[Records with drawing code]
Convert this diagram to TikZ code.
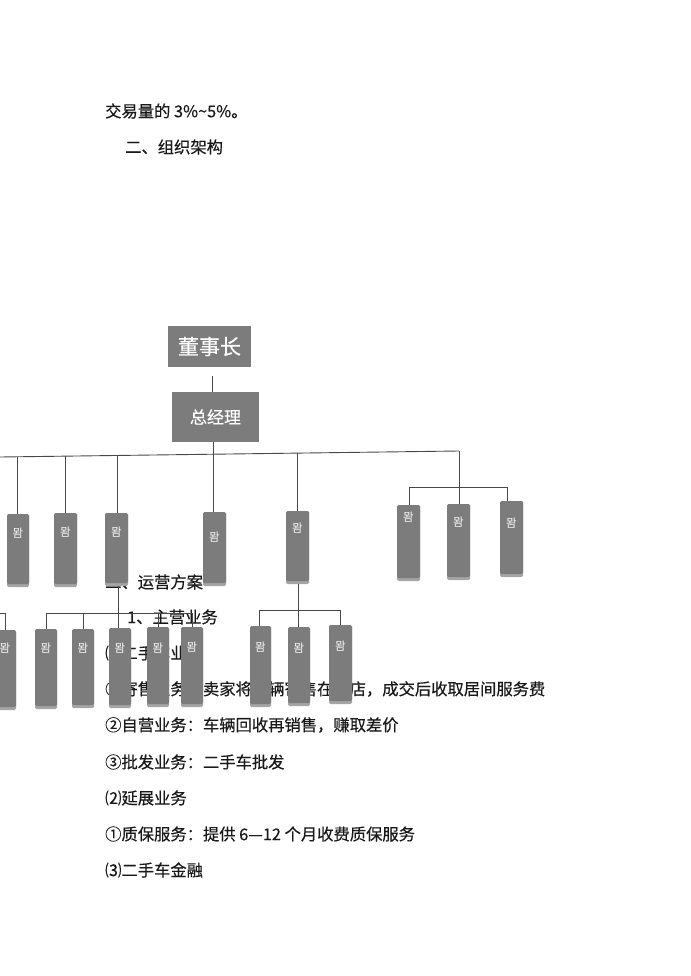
\documentclass[tikz,border=0pt]{standalone}
\usepackage{fontspec}
\newfontfamily\zhfont[FakeBold=0.4]{Noto Sans CJK SC}
\newfontfamily\krfont{Noto Sans CJK KR}
\definecolor{boxgray}{RGB}{124,124,124}
\definecolor{shadegray}{RGB}{165,165,165}
\definecolor{linegray}{RGB}{72,72,72}
\definecolor{bodyblack}{RGB}{25,25,25}
\newcommand\mkdept[6]{%
  \fill[shadegray, rounded corners=1.5pt] (#2,#4) rectangle (#3,#5);
  \node[deptbox, minimum width={#3-#2}, minimum height={#5-#4-3}, anchor=north west] (#1) at (#2,#4) {};
  \node[depttext] (#1t) at ({(#2+#3)/2},#6) {뫔};
}
\begin{document}
\begin{tikzpicture}[x=1pt,y=-1pt,
  body/.style={anchor=west, inner sep=0pt, font=\zhfont\fontsize{16.3}{16.3}\selectfont, text=bodyblack},
  deptbox/.style={rectangle, fill=boxgray, rounded corners=1.5pt, inner sep=0pt, outer sep=0pt},
  depttext/.style={inner sep=0pt, text=white!92!gray, font=\krfont\fontsize{11.5}{11.5}\selectfont},
  topbox/.style={rectangle, fill=boxgray, inner sep=0pt, outer sep=0pt, text=white},
  conn/.style={draw=linegray, line width=0.9pt}
]
\fill[white] (0,0) rectangle (690,976);
\useasboundingbox (0,0) rectangle (690,976);

% body text
\node[body] (t1) at (105,111) {交易量的 3\%\textasciitilde 5\%。};
\node[body] (t2) at (125,147) {二、组织架构};
\node[body] (t3) at (105,582) {二、运营方案};
\node[body] (t4) at (127,617) {1、主营业务};
\node[body] (t5) at (105,653) {⑴二手车业务};
\node[body] (t6) at (105,689) {①寄售业务：卖家将车辆寄售在本店，成交后收取居间服务费};
\node[body] (t7) at (105,725) {②自营业务：车辆回收再销售，赚取差价};
\node[body] (t8) at (105,762) {③批发业务：二手车批发};
\node[body] (t9) at (105,798) {⑵延展业务};
\node[body] (t10) at (105,834) {①质保服务：提供 6—12 个月收费质保服务};
\node[body] (t11) at (105,870) {⑶二手车金融};

% top boxes
\node[topbox, minimum width=83, minimum height=41, font=\zhfont\fontsize{21}{21}\selectfont] (dsz) at (209.5,346.5) {董事长};
\node[topbox, minimum width=87, minimum height=50, font=\zhfont\fontsize{17}{17}\selectfont] (zjl) at (215.5,417) {总经理};

% bus coordinates
\coordinate (c0) at (212,376);
\coordinate (busL) at (0,457);
\coordinate (j1) at (17,456.8);
\coordinate (j2) at (65,456.2);
\coordinate (j3) at (117,455.5);
\coordinate (jz) at (213,454.2);
\coordinate (j5) at (297,453.1);
\coordinate (busR) at (459,451);
\coordinate (r2a) at (409,487);
\coordinate (r2b) at (459,487);
\coordinate (r2c) at (507,487);
\coordinate (l2L) at (0,613);
\coordinate (l2a) at (5,613);
\coordinate (l2b) at (46,613);
\coordinate (l2c) at (83,613);
\coordinate (l2d) at (118,613);
\coordinate (l2e) at (158,613);
\coordinate (l2f) at (192,613);
\coordinate (m2a) at (259,610);
\coordinate (m2b) at (298,610);
\coordinate (m2c) at (340,610);

% connectors
\draw[conn] (c0) -- (zjl.north -| c0);
\draw[conn] (zjl.south -| jz) -- (jz);
\draw[conn] (busL) -- (busR);
\draw[conn] (r2a) -- (r2c);
\draw[conn] (l2L) -- (l2a);
\draw[conn] (l2b) -- (l2f);
\draw[conn] (m2a) -- (m2c);

% first row
\mkdept{b1}{7}{29}{514}{587}{533}
\mkdept{b2}{54}{77}{513}{587}{532}
\mkdept{b3}{105}{128}{513}{586}{532}
\mkdept{b4}{203}{226}{512}{586}{537}
\mkdept{b5}{286}{309}{511}{584}{528}
\mkdept{g1}{397}{420}{505}{581}{517}
\mkdept{g2}{447}{470}{504}{580}{522}
\mkdept{g3}{500}{523}{501}{577}{523}

% second row
\mkdept{s0}{-6}{16}{630}{710}{648}
\mkdept{s1}{35}{57}{629}{709}{648}
\mkdept{s2}{72}{94}{629}{708}{648}
\mkdept{s3}{109}{131}{628}{708}{648}
\mkdept{s4}{147}{169}{627}{707}{648}
\mkdept{s5}{181}{203}{627}{707}{647}
\mkdept{m1}{250}{271}{626}{707}{647}
\mkdept{m2}{288}{310}{627}{706}{648}
\mkdept{m3}{329}{352}{625}{704}{646}

% verticals
\draw[conn] (j1) -- (b1.north -| j1);
\draw[conn] (j2) -- (b2.north -| j2);
\draw[conn] (j3) -- (b3.north -| j3);
\draw[conn] (jz) -- (b4.north -| jz);
\draw[conn] (j5) -- (b5.north -| j5);
\draw[conn] (busR) -- (g2.north -| busR);
\draw[conn] (r2a) -- (g1.north -| r2a);
\draw[conn] (r2c) -- (g3.north -| r2c);
\draw[conn] (l2a) -- (s0.north -| l2a);
\draw[conn] (l2b) -- (s1.north -| l2b);
\draw[conn] (l2c) -- (s2.north -| l2c);
\draw[conn] (b3.south -| l2d) ++(0,3) -- (s3.north -| l2d);
\draw[conn] (l2e) -- (s4.north -| l2e);
\draw[conn] (l2f) -- (s5.north -| l2f);
\draw[conn] (b5.south -| m2b) ++(0,3) -- (m2b);
\draw[conn] (m2a) -- (m1.north -| m2a);
\draw[conn] (m2b) -- (m2.north -| m2b);
\draw[conn] (m2c) -- (m3.north -| m2c);
\end{tikzpicture}
\end{document}
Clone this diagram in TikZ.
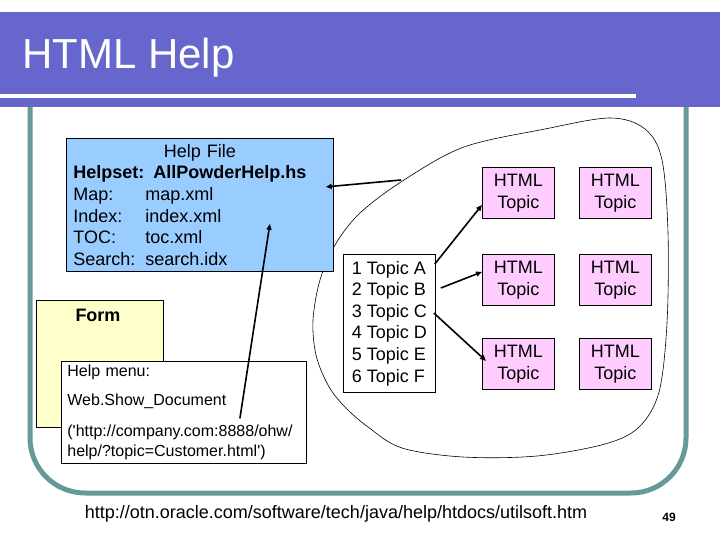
\documentclass[tikz,border=0pt]{standalone}
\usepackage{fontspec}
\setmainfont{Liberation Sans}
\usetikzlibrary{arrows.meta}
\definecolor{barblue}{RGB}{102,102,204}
\definecolor{frameteal}{RGB}{102,153,153}
\definecolor{helpblue}{RGB}{153,204,255}
\definecolor{formyellow}{RGB}{255,255,204}
\definecolor{topicpink}{RGB}{255,204,255}

\begin{document}
\begin{tikzpicture}[x=1bp, y=-1bp,
  box/.style={draw, line width=0.8bp, inner sep=0pt, anchor=north west},
  topic/.style={box, fill=topicpink, minimum width=72bp, minimum height=51bp, align=center, font=\fontsize{18bp}{22bp}\selectfont},
  body/.style={font=\fontsize{18bp}{21.6bp}\selectfont},
  link/.style={-{Triangle[length=6bp, width=5bp]}, line width=1.6bp},
]
\useasboundingbox (0,0) rectangle (720,540);

% Title bar
\fill[barblue] (0,12) rectangle (720,107);
\draw[white, line width=4bp] (0,96) -- (636,96);
\node[anchor=base west, inner sep=0pt, text=white, font=\fontsize{42bp}{50bp}\selectfont] (title) at (22,69) {HTML Help};

% Slide frame
\draw[frameteal, line width=5bp, rounded corners=55bp] (30,107) -- (30,493) -- (686,493) -- (686,107);

% Outline round the topics
\draw[line width=0.6bp] plot[smooth cycle, tension=0.55] coordinates {
  (404,180) (464,147) (545,129) (610,118) (645,129) (662,160) (668,233) (667,323)
  (659,392) (639,427) (605,444) (537,456) (463,457) (402,448) (368,427) (344,406)
  (328,385) (316,355) (313,320) (320,280) (335,245) (360,213)};

% Help file
\node[box, body, fill=helpblue, text width=253bp, inner xsep=7bp, minimum height=133bp, align=left] (helpfile) at (66,138)
  {\makebox[\linewidth]{Help File}\\
   \textbf{Helpset: AllPowderHelp.hs}\\
   \makebox[72bp][l]{Map:}map.xml\\
   \makebox[72bp][l]{Index:}index.xml\\
   \makebox[72bp][l]{TOC:}toc.xml\\
   \makebox[72bp][l]{Search:}search.idx};

% Form and its help menu
\node[box, fill=formyellow, minimum width=127bp, minimum height=127bp] (form) at (36,300) {};
\node[body] (formlabel) at (98,315) {\textbf{Form}};
\node[box, fill=white, text width=233bp, inner xsep=6bp, minimum height=102bp, align=left, font=\fontsize{16bp}{20bp}\selectfont] (helpmenu) at (61,361)
  {Help menu:\\[9bp]
   Web.Show\_Document\\[11bp]
   (\textquotesingle http://company.com:8888/ohw/\\
   help/?topic=Customer.html\textquotesingle)};

% Topic list
\node[box, body, fill=white, minimum width=92bp, minimum height=138bp, inner xsep=7bp, align=left] (topiclist) at (343,254)
  {1 Topic A\\2 Topic B\\3 Topic C\\4 Topic D\\5 Topic E\\6 Topic F};

% Row 1
\node[topic] (html11) at (482,167) {HTML\\Topic};
\node[topic] (html12) at (579,167) {HTML\\Topic};
% Row 2
\node[topic] (html21) at (482,254) {HTML\\Topic};
\node[topic] (html22) at (579,254) {HTML\\Topic};
% Row 3
\node[topic] (html31) at (482,338) {HTML\\Topic};
\node[topic] (html32) at (579,338) {HTML\\Topic};

% Arrows
\coordinate (outlinetip) at (401,180);
\draw[link] (outlinetip) -- ([xshift=-8bp, yshift=18bp]helpfile.east);
\draw[link] ([xshift=56bp, yshift=-6bp]helpmenu.center) -- ([xshift=70bp, yshift=48bp]helpfile.south);
\draw[link] ([xshift=-1bp, yshift=-10bp]topiclist.north east) -- ([yshift=-12bp]html11.west);
\draw[link] ([xshift=5bp, yshift=-34bp]topiclist.north east) -- ([yshift=8bp]html21.west);
\draw[link] ([xshift=-2bp, yshift=-59bp]topiclist.north east) -- ([xshift=4bp, yshift=3bp]html31.west);

% Footer
\node[body] (source) at (336,514) {http://otn.oracle.com/software/tech/java/help/htdocs/utilsoft.htm};
\node[font=\fontsize{12bp}{14bp}\selectfont] (pagenum) at (669,517) {\textbf{49}};

\end{tikzpicture}
\end{document}
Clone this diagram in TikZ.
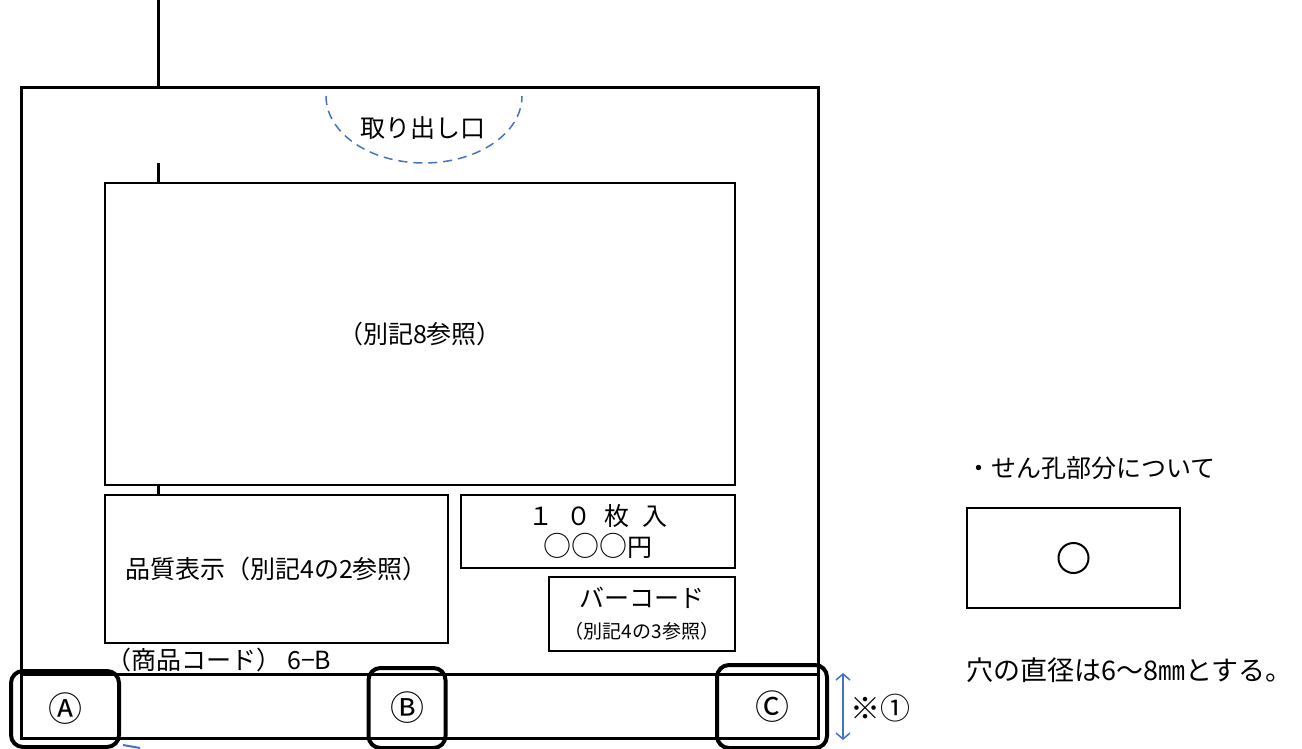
\documentclass[tikz,border=0pt]{standalone}
\usepackage{fontspec}
\setmainfont{Noto Sans CJK JP}
\usepackage{tikz}
\usetikzlibrary{arrows.meta}
\definecolor{lineblue}{RGB}{68,114,196}

\begin{document}
\begin{tikzpicture}[x=1pt,y=-1pt,
    txt/.style={font=\fontsize{25}{30}\selectfont, inner sep=0pt},
    panel/.style={draw, line width=1.5pt, inner sep=0pt, font=\fontsize{25}{30}\selectfont},
    marker/.style={draw, line width=4pt, rounded corners=12pt, inner sep=0pt, font=\fontsize{34}{40}\selectfont},
    outline/.style={line width=3pt}]
    \useasboundingbox (0,0) rectangle (1302,749);

    \draw[outline] (21,88) rectangle (818,738);
    \draw[outline] (21,674) -- (818,674);
    \draw[outline] (158,0) -- (158,88);
    \draw[outline] (158,163) -- (158,183);
    \draw[outline] (158,485) -- (158,495);

    \draw[lineblue, line width=1.5pt, dash pattern=on 9pt off 6pt]
        (326,96) arc[start angle=180, end angle=0, x radius=98, y radius=67];
    \node[txt] (toridashi) at (423,128) {取り出し口};

    \node[panel, minimum width=630, minimum height=302] (bekki) at (420,334) {（別記8参照）};
    \node[panel, minimum width=343, minimum height=148] (hinshitsu) at (276.5,569) {品質表示（別記4の2参照）};
    \node[panel, minimum width=274, minimum height=73, align=center] (kakaku) at (598,531.5)
        {１\hspace{13pt}０\hspace{13pt}枚\hspace{13pt}入\\[1pt]{\fontsize{28}{30}\selectfont ○○○}円};
    \node[panel, minimum width=186, minimum height=74, align=center] (barcode) at (642,614)
        {バーコード\\[1pt]{\fontsize{19}{22}\selectfont（別記4の3参照）}};
    \node[txt, anchor=west] (shohin) at (106,660) {（商品コード）\hspace{6pt}6−B};

    \node[marker, minimum width=108, minimum height=76] (markA) at (65,709) {Ⓐ};
    \node[marker, minimum width=77, minimum height=80] (markB) at (407,708) {Ⓑ};
    \node[marker, minimum width=110, minimum height=83] (markC) at (772,706.5) {Ⓒ};

    \coordinate (hTop) at (843,673);
    \coordinate (hBot) at (843,740);
    \draw[lineblue, line width=1.5pt, {Straight Barb[length=6pt,width=14pt]}-{Straight Barb[length=6pt,width=14pt]}] (hTop) -- (hBot);
    \node[txt, font=\fontsize{30}{34}\selectfont] (kome) at (880,708) {※①};
    \draw[lineblue, line width=2pt] (123,745) -- (140,748);

    \node[txt, anchor=west] (senkou) at (966,468) {・せん孔部分について};
    \node[draw, line width=2pt, minimum width=213, minimum height=100] (holebox) at (1073.5,558) {};
    \node[draw, circle, line width=2pt, minimum size=30, inner sep=0pt] (ana) at (holebox.center) {};
    \node[txt, anchor=west, font=\fontsize{27}{30}\selectfont] (chokkei) at (966,670) {穴の直径は6〜8㎜とする。};
\end{tikzpicture}
\end{document}
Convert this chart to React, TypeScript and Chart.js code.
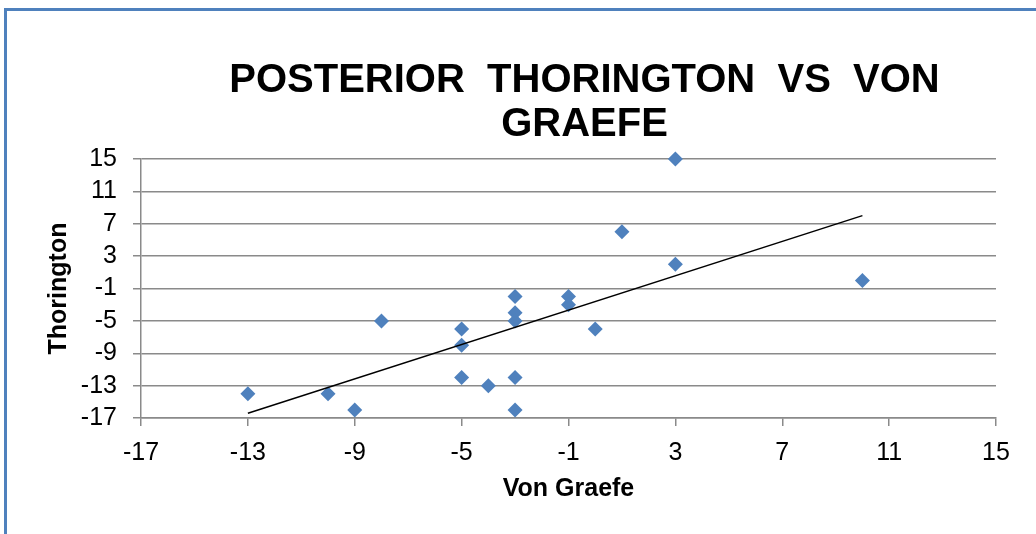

Stated goal – From the listing above, copy all lines holding the word "Convert".

Solution below –
Convert this diagram to TikZ code.
Convert this chart to React, TypeScript and Chart.js code.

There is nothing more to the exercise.